* Start Given information *
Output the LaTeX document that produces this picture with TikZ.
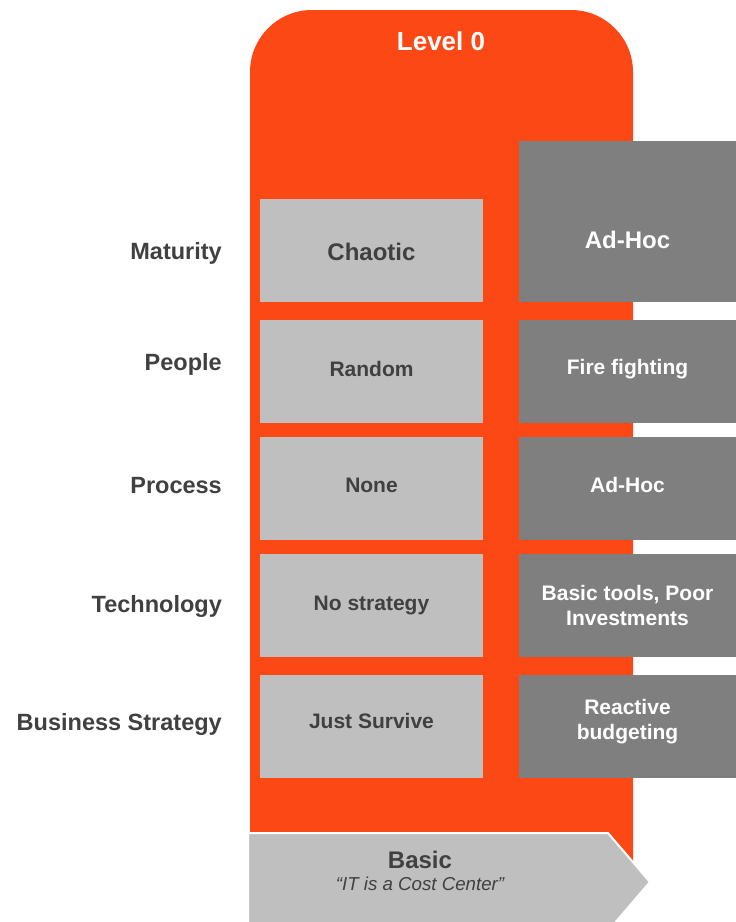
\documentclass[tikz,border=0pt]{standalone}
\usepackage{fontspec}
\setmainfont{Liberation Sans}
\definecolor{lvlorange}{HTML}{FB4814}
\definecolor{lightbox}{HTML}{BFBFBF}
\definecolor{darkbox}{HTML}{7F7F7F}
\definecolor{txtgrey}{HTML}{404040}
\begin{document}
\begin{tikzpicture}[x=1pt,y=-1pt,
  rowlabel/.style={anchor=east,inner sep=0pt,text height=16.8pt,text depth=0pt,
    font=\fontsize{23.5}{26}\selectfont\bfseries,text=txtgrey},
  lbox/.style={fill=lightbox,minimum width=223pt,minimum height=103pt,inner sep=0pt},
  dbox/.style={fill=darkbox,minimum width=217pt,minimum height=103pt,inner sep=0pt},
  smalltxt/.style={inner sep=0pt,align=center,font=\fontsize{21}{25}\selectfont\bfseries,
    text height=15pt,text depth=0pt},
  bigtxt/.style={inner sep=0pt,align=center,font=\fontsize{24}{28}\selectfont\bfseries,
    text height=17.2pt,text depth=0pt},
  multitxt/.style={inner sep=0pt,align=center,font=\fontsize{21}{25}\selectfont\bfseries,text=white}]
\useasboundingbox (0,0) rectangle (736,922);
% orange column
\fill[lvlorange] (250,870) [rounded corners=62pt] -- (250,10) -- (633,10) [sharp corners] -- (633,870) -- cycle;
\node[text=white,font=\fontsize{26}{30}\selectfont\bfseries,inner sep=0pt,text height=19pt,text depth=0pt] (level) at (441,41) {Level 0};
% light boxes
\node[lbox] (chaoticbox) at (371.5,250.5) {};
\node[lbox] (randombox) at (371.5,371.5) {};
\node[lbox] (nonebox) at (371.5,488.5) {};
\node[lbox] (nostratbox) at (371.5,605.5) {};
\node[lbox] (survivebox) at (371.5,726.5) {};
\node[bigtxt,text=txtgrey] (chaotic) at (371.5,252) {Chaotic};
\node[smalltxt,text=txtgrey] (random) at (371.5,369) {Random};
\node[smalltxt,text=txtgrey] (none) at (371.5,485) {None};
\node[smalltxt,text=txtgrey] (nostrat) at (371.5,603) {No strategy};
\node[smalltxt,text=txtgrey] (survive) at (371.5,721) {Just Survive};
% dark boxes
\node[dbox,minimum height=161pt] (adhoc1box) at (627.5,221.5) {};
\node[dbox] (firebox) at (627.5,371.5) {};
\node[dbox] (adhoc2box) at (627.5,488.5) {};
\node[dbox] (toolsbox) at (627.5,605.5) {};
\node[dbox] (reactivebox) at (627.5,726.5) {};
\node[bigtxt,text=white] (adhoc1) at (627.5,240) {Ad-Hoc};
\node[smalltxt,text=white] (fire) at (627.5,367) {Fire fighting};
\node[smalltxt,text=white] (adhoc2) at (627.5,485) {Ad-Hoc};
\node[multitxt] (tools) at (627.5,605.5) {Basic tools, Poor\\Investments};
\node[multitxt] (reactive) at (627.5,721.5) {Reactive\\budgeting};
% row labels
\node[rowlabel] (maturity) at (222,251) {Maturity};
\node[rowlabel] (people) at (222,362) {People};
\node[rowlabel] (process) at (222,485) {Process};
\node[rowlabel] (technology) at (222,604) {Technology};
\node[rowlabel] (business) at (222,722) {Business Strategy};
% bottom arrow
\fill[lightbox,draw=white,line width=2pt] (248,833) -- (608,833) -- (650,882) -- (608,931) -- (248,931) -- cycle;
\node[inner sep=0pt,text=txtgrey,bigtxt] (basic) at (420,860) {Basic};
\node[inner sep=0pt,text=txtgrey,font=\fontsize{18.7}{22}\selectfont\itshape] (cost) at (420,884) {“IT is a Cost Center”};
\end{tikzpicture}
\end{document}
* End Given information *
* Start Given information *
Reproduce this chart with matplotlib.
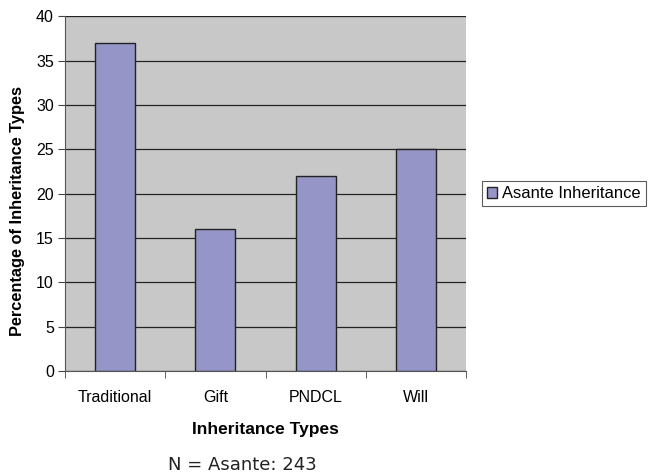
* End Given information *
* Start Given information *
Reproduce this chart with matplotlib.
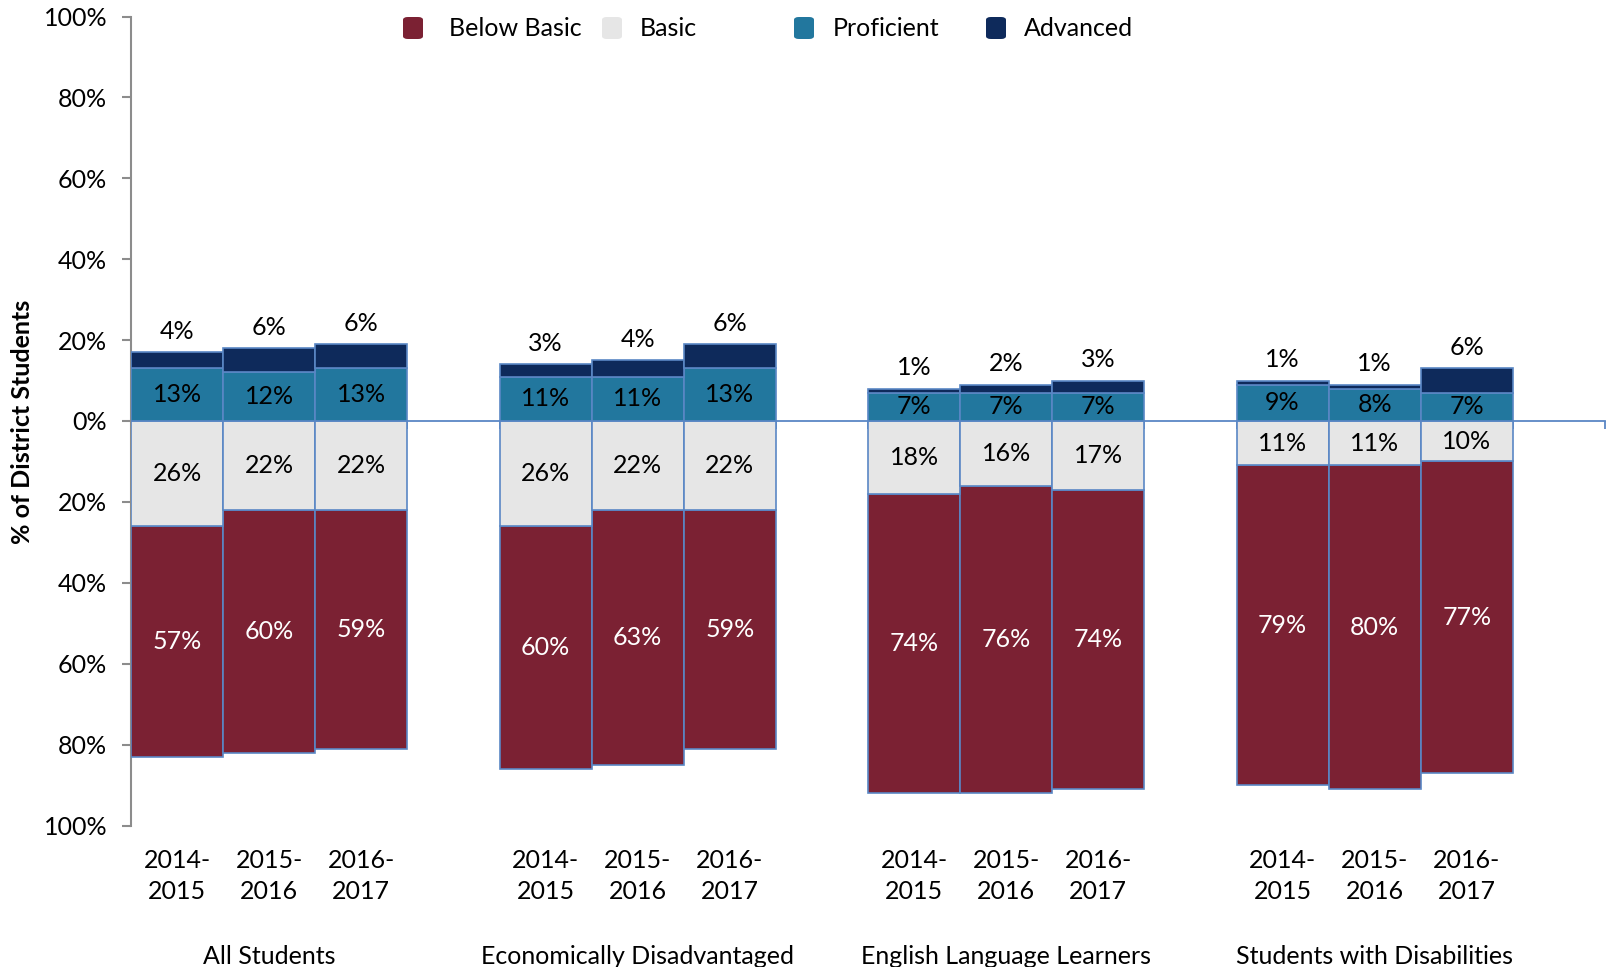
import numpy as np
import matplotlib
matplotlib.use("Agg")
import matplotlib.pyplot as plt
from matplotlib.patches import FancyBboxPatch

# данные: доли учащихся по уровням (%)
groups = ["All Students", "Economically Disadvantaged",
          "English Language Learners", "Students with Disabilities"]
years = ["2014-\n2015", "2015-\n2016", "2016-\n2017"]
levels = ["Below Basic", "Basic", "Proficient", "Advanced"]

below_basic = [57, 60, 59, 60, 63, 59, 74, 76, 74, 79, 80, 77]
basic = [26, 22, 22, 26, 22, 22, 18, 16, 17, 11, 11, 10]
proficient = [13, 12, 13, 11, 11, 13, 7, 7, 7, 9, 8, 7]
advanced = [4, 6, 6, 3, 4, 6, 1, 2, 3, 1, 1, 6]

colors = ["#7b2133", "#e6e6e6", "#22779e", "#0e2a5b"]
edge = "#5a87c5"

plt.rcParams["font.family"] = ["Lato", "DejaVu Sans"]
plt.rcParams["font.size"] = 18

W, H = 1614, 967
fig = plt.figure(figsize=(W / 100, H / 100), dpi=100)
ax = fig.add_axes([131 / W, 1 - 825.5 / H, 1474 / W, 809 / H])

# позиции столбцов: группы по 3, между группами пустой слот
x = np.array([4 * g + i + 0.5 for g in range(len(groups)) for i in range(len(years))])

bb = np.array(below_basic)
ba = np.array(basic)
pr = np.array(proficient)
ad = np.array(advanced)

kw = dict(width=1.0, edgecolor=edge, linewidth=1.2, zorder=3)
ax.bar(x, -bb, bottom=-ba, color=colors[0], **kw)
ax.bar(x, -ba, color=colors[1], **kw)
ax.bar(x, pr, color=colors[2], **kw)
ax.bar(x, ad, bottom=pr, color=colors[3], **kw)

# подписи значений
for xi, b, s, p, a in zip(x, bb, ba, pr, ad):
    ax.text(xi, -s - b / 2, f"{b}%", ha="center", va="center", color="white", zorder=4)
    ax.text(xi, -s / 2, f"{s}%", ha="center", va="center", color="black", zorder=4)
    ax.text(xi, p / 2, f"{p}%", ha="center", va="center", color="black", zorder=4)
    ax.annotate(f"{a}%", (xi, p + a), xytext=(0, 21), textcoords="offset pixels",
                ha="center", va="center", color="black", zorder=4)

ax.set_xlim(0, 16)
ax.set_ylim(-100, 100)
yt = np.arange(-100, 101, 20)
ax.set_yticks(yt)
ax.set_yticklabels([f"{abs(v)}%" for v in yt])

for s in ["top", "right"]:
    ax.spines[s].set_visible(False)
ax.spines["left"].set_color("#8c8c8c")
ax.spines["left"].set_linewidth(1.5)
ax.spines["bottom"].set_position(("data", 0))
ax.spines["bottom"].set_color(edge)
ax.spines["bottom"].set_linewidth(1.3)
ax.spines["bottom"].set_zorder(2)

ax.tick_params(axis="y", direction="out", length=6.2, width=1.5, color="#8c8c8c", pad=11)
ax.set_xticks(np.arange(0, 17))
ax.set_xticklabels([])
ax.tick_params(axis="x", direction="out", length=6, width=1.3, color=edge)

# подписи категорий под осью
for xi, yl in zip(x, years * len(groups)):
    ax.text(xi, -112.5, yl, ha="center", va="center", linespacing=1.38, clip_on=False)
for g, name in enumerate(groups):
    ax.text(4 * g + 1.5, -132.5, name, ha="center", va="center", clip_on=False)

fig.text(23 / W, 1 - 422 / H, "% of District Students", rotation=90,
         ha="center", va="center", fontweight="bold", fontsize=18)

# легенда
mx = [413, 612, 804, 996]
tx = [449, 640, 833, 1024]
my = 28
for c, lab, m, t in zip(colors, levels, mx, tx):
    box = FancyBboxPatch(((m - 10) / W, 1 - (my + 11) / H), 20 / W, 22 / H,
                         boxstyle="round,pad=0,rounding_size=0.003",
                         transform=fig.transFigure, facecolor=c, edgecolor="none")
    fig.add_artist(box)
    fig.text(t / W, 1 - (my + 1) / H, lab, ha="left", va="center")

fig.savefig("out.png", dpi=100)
* End Given information *
Filter the data, keeping only the lines that contain "matplotlib".

Reproduce this chart with matplotlib.
Reproduce this chart with matplotlib.
import matplotlib
matplotlib.use("Agg")
import matplotlib.pyplot as plt
from matplotlib.patches import FancyBboxPatch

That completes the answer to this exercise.